Valor econômico, v.20, n.4985, 22/04/2020. Política, p. A7

 

Governo quer selar acordo com o Centrão

Raphael Di Cunto

Fabio Murakawa

Andrea Jubé

22/04/2020

 

 

Ao participar de um ato pró-intervenção militar no domingo, o presidente Jair Bolsonaro discursou dizendo que “a velha política ficou para trás” e que “não vamos negociar nada”, mas avançou nas conversas com o Centrão para entregar o controle de cargos com orçamentos bilionários em troca de apoio no Congresso. Seus principais auxiliares pretendem oficializar as nomeações ainda esta semana.

Partidos como PP, PL, Republicanos e PSD estão nas negociações finais para ocuparem cargos de maior relevância na estrutura do governo e tentam levar junto legendas menores, como Patriota, Avante e Pros. O presidente do MDB, deputado Baleia Rossi (SP), será recebido hoje pelo presidente junto com o líder da sigla no Senado, Eduardo Braga (AM).

Bolsonaro vetou a indicação de ministros, mas decidiu entregar espaços com orçamentos bilionários no segundo e terceiro escalões. O PSD recebeu a promessa de nomear o presidente da Fundação Nacional de Saúde (Funasa), que até fevereiro era de indicação da bancada evangélica. O PP sugeriu nomes para o Fundo Nacional de Educação (FNDE), até dezembro sob controle de um indicado do presidente da Câmara, Rodrigo Maia (DEM-RJ).

As conversas envolvem também o comando de secretarias do Ministério do Desenvolvimento Regional, Departamento Nacional de Obras Contra as Secas (Dnocs), Telebras e a presidência do Banco do Nordeste. A expectativa é de que as nomeações ocorram até sexta-feira para selar o acordo e “diminuir” as desconfianças do Centrão após as declarações de Bolsonaro.

A estratégia foi desenhada pelo ministro da Casa Civil, Walter Souza Braga Netto, para construir uma base de apoio mais confiável no Congresso e enfraquecer Maia, que virou alvo preferencial dos ataques de Bolsonaro. O ministro da Secretaria de Governo, Luiz Eduardo Ramos, ficou responsável por colocar o plano em prática e negociar no varejo com os partidos.

Responsável pela articulação política do governo, Ramos sempre prescindiu dos líderes e apostou em uma interlocução direta com Maia e o Presidente do Senado, Davi Alcolumbre (DEM-AP). Porém, “foi engolido” pelos dois no episódio em que o governo cedeu o controle de R$ 30 bilhões do Orçamento para os parlamentares, o que irritou Bolsonaro e quase derrubou o ministro.

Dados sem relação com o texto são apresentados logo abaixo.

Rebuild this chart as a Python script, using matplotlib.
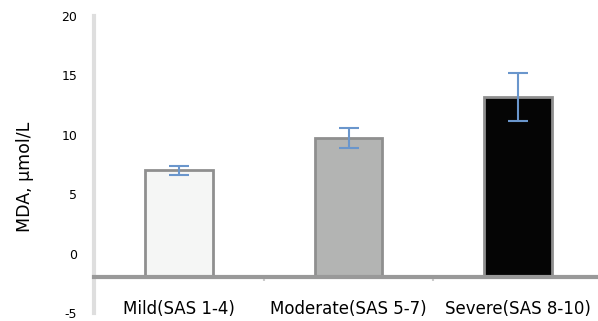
import matplotlib
matplotlib.use("Agg")
import matplotlib.pyplot as plt
from matplotlib.ticker import FixedLocator
import numpy as np

categories = ["Mild(SAS 1-4)", "Moderate(SAS 5-7)", "Severe(SAS 8-10)"]
values = [7.0, 9.7, 13.2]
errors = [0.4, 0.85, 2.0]
bar_colors = ["#f5f6f5", "#b3b4b3", "#050505"]
yticks = [20, 15, 10, 5, 0, -5]
ylabel = "MDA, μmol/L"
baseline = -2

fig = plt.figure(figsize=(5.98, 3.21), dpi=100)
ax = fig.add_axes([94/598, 1 - 313/321, 1 - 94/598, (313 - 16)/321])

x = np.arange(len(categories))
vals = np.array(values)
ax.bar(x, vals - baseline, bottom=baseline, width=0.4, color=bar_colors,
       edgecolor="#8f8f8f", linewidth=2, zorder=2)
ax.errorbar(x, vals, yerr=errors, fmt="none", ecolor="#6a96cc",
            elinewidth=1.5, capsize=7.5, capthick=1.5, zorder=3)

ax.set_xlim(-0.5, 2.47)
ax.set_ylim(-5, 20)

for s in ["top", "right"]:
    ax.spines[s].set_visible(False)
ax.spines["left"].set_color("#dedede")
ax.spines["left"].set_linewidth(3)
ax.spines["bottom"].set_position(("data", baseline))
ax.spines["bottom"].set_color("#999999")
ax.spines["bottom"].set_linewidth(3)

ax.set_yticks(yticks)
ax.set_yticklabels([str(t) for t in yticks], fontsize=9)
ax.yaxis.set_minor_locator(FixedLocator([20, 5, -5]))
ax.tick_params(axis="y", which="major", length=0, pad=12)
ax.tick_params(axis="y", which="minor", length=5, width=2, color="#999999")

ax.set_xticks(x)
ax.set_xticklabels(categories, fontsize=12)
ax.xaxis.set_minor_locator(FixedLocator([0.5, 1.5]))
ax.tick_params(axis="x", which="major", length=0, pad=16)
ax.tick_params(axis="x", which="minor", length=3, width=1.5, color="#cccccc")

ax.set_ylabel(ylabel, fontsize=12.5)
ax.yaxis.set_label_coords(-0.12, 0.46)

fig.savefig("out.png", dpi=100)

Segundo interlocutores, Braga Netto tem reforçado nas últimas semanas a ideia de que é importante para o governo ter uma base mais forte no Congresso. O número de deputados que votam sistematicamente com o Executivo, até nos temas mais espinhosos, hoje não chega a 70.

A leitura no Planalto é que Maia tende a se enfraquecer naturalmente até o fim do ano, quando acaba seu período como presidente da Câmara. A pandemia causada pela covid-19 tornou esse quadro ainda mais agudo, uma vez que medidas de combate à doença monopolizam a pauta e no segundo semestre tem eleições municipais.

Ao fortalecer sua base no Congresso, Bolsonaro também tenta ver um presidente da Câmara alinhado a ele na sucessão de Maia, que ocorrerá em fevereiro, junto com a de Alcolumbre. Sem mudança constitucional, nenhum dos dois poderá se reeleger.

Apesar do distanciamento de Maia, Bolsonaro convidou para um encontro o presidente nacional do DEM, ACM Neto, que deve desembarcar esta semana em Brasília para uma reunião. Até então, a legenda tinha ficado de fora das conversas. Parlamentares do partido pressionam para manter os cargos federais, como o controle da Companhia de Desenvolvimento dos Vales do São Francisco e do Parnaíba (Codevasf).

Após entrar em confronto com o governo por causa do auxílio aos Estados na semana passada, Maia chegou a sinalizar que votaria esta semana as medidas provisórias (MP) de proteção aos trabalhadores e empresas, mas ontem decidiu evitar votações polêmicas e pautou apenas projetos de consenso. Segundo aliados, ele deseja esperar o cenário ficar mais claro para não perder apoio dentro do Congresso.